> **WRITTEN REQUEST**
Copy whichever lines contain the string "script".

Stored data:
>> Begin
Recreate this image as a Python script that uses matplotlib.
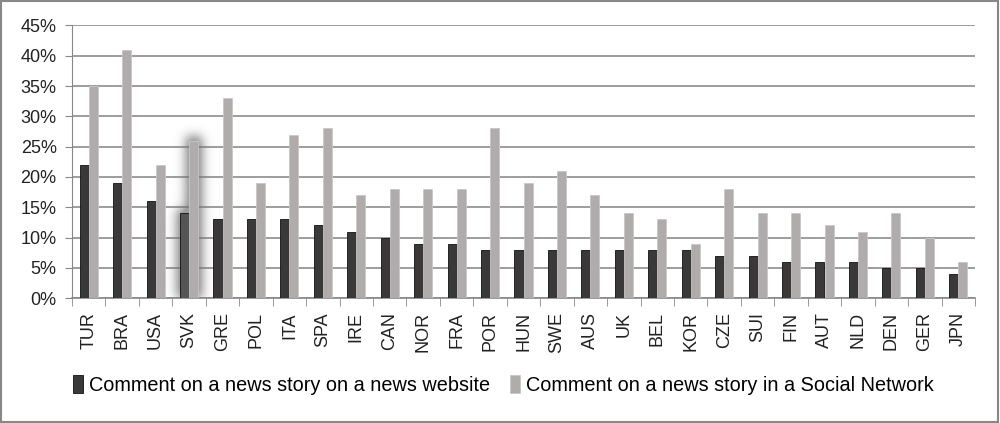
import matplotlib
matplotlib.use("Agg")
import matplotlib.pyplot as plt
import numpy as np
from matplotlib.patches import Rectangle

countries = ["TUR", "BRA", "USA", "SVK", "GRE", "POL", "ITA", "SPA", "IRE", "CAN",
             "NOR", "FRA", "POR", "HUN", "SWE", "AUS", "UK", "BEL", "KOR", "CZE",
             "SUI", "FIN", "AUT", "NLD", "DEN", "GER", "JPN"]
news_website = [22, 19, 16, 14, 13, 13, 13, 12, 11, 10,
                9, 9, 8, 8, 8, 8, 8, 8, 8, 7,
                7, 6, 6, 6, 5, 5, 4]
social_network = [35, 41, 22, 26, 33, 19, 27, 28, 17, 18,
                  18, 18, 28, 19, 21, 17, 14, 13, 9, 18,
                  14, 14, 12, 11, 14, 10, 6]
series_labels = ["Comment on a news story on a news website",
                 "Comment on a news story in a Social Network"]
yticks = [0, 5, 10, 15, 20, 25, 30, 35, 40, 45]
highlight = "SVK"

plt.rcParams['font.family'] = ['Liberation Sans', 'DejaVu Sans']

fig = plt.figure(figsize=(10, 4.23), dpi=100)
ax = fig.add_axes([0.072, 0.295, 0.903, 0.645])

x = np.arange(len(countries))
w = 0.27
dark = "#3a3838"
light = "#b0acac"

ax.set_xlim(-0.5, len(countries) - 0.5)
ax.set_ylim(0, 45)

# soft glow around highlighted bars
hi = countries.index(highlight)
fig.canvas.draw()
bb = ax.get_window_extent()
pxx = bb.width / (len(countries))      # pixels per x unit
pxy = bb.height / 45.0                 # pixels per y unit
x0, x1 = hi - 1.0, hi + 1.0
y0, y1 = 0.0, 38.0
nx = int((x1 - x0) * pxx)
ny = int((y1 - y0) * pxy)
gx = x0 + (np.arange(nx) + 0.5) / pxx
gy = y0 + (np.arange(ny) + 0.5) / pxy
GX, GY = np.meshgrid(gx, gy)
ext_x = 3.0 / pxx
ext_y = 3.0 / pxy
mask = (((GX >= hi - w - ext_x) & (GX <= hi) & (GY <= news_website[hi] + ext_y)) |
        ((GX >= hi - ext_x) & (GX <= hi + w + ext_x) & (GY <= social_network[hi] + ext_y))).astype(float)
sig = 5.5
k = np.arange(-22, 23)
kern = np.exp(-0.5 * (k / sig) ** 2)
kern /= kern.sum()
blur = np.apply_along_axis(lambda r: np.convolve(r, kern, mode="same"), 1, mask)
blur = np.apply_along_axis(lambda c: np.convolve(c, kern, mode="same"), 0, blur)
rgba = np.zeros((ny, nx, 4))
rgba[..., :3] = 0.45
rgba[..., 3] = np.clip(blur * 1.0, 0, 0.7)
ax.imshow(rgba, extent=(x0, x1, y0, y1), origin="lower", aspect="auto",
          zorder=1.5, interpolation="bilinear")

b1 = ax.bar(x - w / 2, news_website, w, color=dark, edgecolor="#111111", linewidth=0.6,
            label=series_labels[0], zorder=3)
b2 = ax.bar(x + w / 2, social_network, w, color=light, edgecolor="#c8c6c6", linewidth=0.6,
            label=series_labels[1], zorder=3)
b1[hi].set_facecolor("#555555")

ax.set_xlim(-0.5, len(countries) - 0.5)
ax.set_ylim(0, 45)
ax.set_yticks(yticks)
ax.set_yticklabels([f"{v}%" for v in yticks], fontsize=13, color="#222222")
ax.set_xticks(x)
ax.set_xticklabels(countries, rotation=90, fontsize=13, color="#222222")
ax.set_xticks(np.arange(len(countries) + 1) - 0.5, minor=True)
ax.tick_params(axis="x", which="major", length=0, pad=10)
ax.tick_params(axis="x", which="minor", length=6, color="#888888")
ax.tick_params(axis="y", length=5, color="#888888", pad=6)
ax.yaxis.grid(True, color="#8c8c8c", linewidth=1.2)
ax.set_axisbelow(True)
for s in ["top", "right"]:
    ax.spines[s].set_visible(False)
ax.spines["left"].set_color("#888888")
ax.spines["bottom"].set_color("#888888")
ax.spines["bottom"].set_linewidth(1.2)

leg = fig.legend(handles=[b1, b2], labels=series_labels, loc="center", bbox_to_anchor=(0.503, 0.09),
                 ncol=2, frameon=False, fontsize=14.3, handlelength=0.5, handleheight=1.0,
                 handletextpad=0.3, columnspacing=1.0)
leg.legend_handles[0].set_facecolor(dark)
leg.legend_handles[1].set_facecolor(light)

fig.patches.append(Rectangle((0.001, 0.002), 0.997, 0.995, transform=fig.transFigure,
                             fill=False, edgecolor="#888888", linewidth=1.5))

fig.savefig("out.png", dpi=100)
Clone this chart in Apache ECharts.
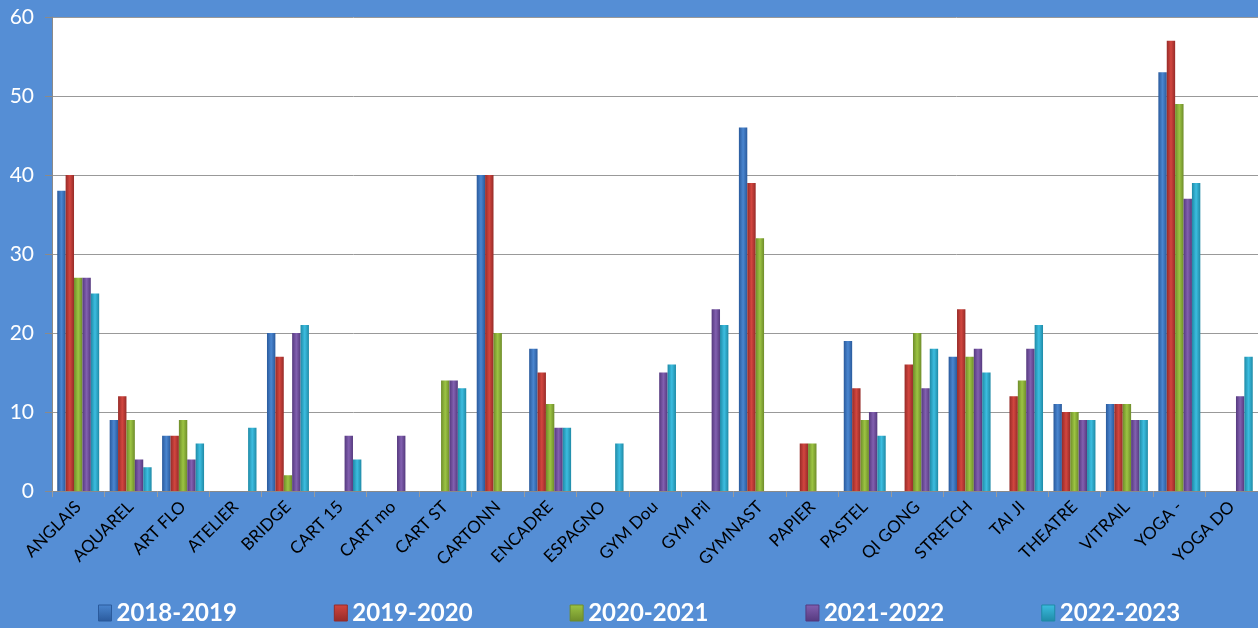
<!DOCTYPE html>
<html>
<head>
<meta charset="utf-8">
<script src="https://cdn.jsdelivr.net/npm/echarts@6/dist/echarts.min.js"></script>
<style>
html, body { margin: 0; padding: 0; background: #558ed5; }
#chart { width: 1258px; height: 628px; }
</style>
</head>
<body>
<div id="chart"></div>
<script>
var categories = ['ANGLAIS', 'AQUAREL', 'ART FLO', 'ATELIER', 'BRIDGE', 'CART 15', 'CART mo', 'CART ST',
    'CARTONN', 'ENCADRE', 'ESPAGNO', 'GYM Dou', 'GYM Pil', 'GYMNAST', 'PAPIER', 'PASTEL', 'QI GONG',
    'STRETCH', 'TAI JI', 'THEATRE', 'VITRAIL', 'YOGA -', 'YOGA DO'];
var seriesNames = ['2018-2019', '2019-2020', '2020-2021', '2021-2022', '2022-2023'];
var y2018 = [38, 9, 7, null, 20, null, null, null, 40, 18, null, null, null, 46, null, 19, null, 17, null, 11, 11, 53, null];
var y2019 = [40, 12, 7, null, 17, null, null, null, 40, 15, null, null, null, 39, 6, 13, 16, 23, 12, 10, 11, 57, null];
var y2020 = [27, 9, 9, null, 2, null, null, 14, 20, 11, null, null, null, 32, 6, 9, 20, 17, 14, 10, 11, 49, null];
var y2021 = [27, 4, 4, null, 20, 7, 7, 14, null, 8, null, 15, 23, null, null, 10, 13, 18, 18, 9, 9, 37, 12];
var y2022 = [25, 3, 6, 8, 21, 4, null, 13, null, 8, 6, 16, 21, null, null, 7, 18, 15, 21, 9, 9, 39, 17];
var yTicks = [0, 10, 20, 30, 40, 50, 60];

var seriesData = [y2018, y2019, y2020, y2021, y2022];
// dark edge, light middle : pseudo 3D look
var colorPairs = [
    ['#2a5a9c', '#4a86d0'],
    ['#962b28', '#d2463f'],
    ['#6e8c2a', '#9cc443'],
    ['#55397e', '#8260b0'],
    ['#1f8aa6', '#3cbde0']
];

var myChart = echarts.init(document.getElementById('chart'));

var series = [];
var legendData = [];
for (var i = 0; i < seriesNames.length; i++) {
    series.push({
        name: seriesNames[i],
        type: 'bar',
        data: seriesData[i],
        barGap: '0%',
        barCategoryGap: '20%',
        itemStyle: {
            color: new echarts.graphic.LinearGradient(0, 0, 1, 0, [
                {offset: 0, color: colorPairs[i][0]},
                {offset: 0.5, color: colorPairs[i][1]},
                {offset: 1, color: colorPairs[i][0]}
            ]),
            shadowColor: 'rgba(0,0,0,0.25)',
            shadowBlur: 2,
            shadowOffsetX: 1
        }
    });
    legendData.push({
        name: seriesNames[i],
        itemStyle: {
            color: new echarts.graphic.LinearGradient(0, 0, 0, 1, [
                {offset: 0, color: colorPairs[i][1]},
                {offset: 1, color: colorPairs[i][0]}
            ]),
            borderColor: colorPairs[i][0],
            borderWidth: 1
        }
    });
}

var option = {
    backgroundColor: '#558ed5',
    grid: {
        left: 52,
        right: 0,
        top: 17,
        bottom: 137,
        show: true,
        backgroundColor: '#ffffff',
        borderWidth: 0
    },
    legend: {
        data: legendData,
        bottom: -2,
        left: 93,
        itemWidth: 13,
        itemHeight: 16,
        itemGap: 97,
        icon: 'rect',
        textStyle: {
            color: '#ffffff',
            fontSize: 24,
            fontWeight: 'bold',
            fontFamily: 'Lato'
        }
    },
    xAxis: {
        type: 'category',
        data: categories,
        axisLine: {lineStyle: {color: '#8a8a8a'}},
        axisTick: {show: true, length: 6, lineStyle: {color: '#9a9a9a'}},
        axisLabel: {
            interval: 0,
            rotate: 45,
            margin: 13,
            color: '#000000',
            fontSize: 17,
            fontFamily: 'Lato'
        }
    },
    yAxis: {
        type: 'value',
        min: yTicks[0],
        max: yTicks[yTicks.length - 1],
        interval: 10,
        axisLine: {show: true, lineStyle: {color: '#8a8a8a'}},
        axisTick: {show: true, length: 7, lineStyle: {color: '#8a8a8a'}},
        splitLine: {lineStyle: {color: '#999999', width: 1}},
        axisLabel: {
            color: '#ffffff',
            fontSize: 21,
            fontFamily: 'Lato',
            margin: 18
        }
    },
    series: series
};

myChart.setOption(option);
</script>
</body>
</html>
>> End
> **WRITTEN RESPONSE**
Recreate this image as a Python script that uses matplotlib.
<script src="https://cdn.jsdelivr.net/npm/echarts@6/dist/echarts.min.js"></script>
<script>
</script>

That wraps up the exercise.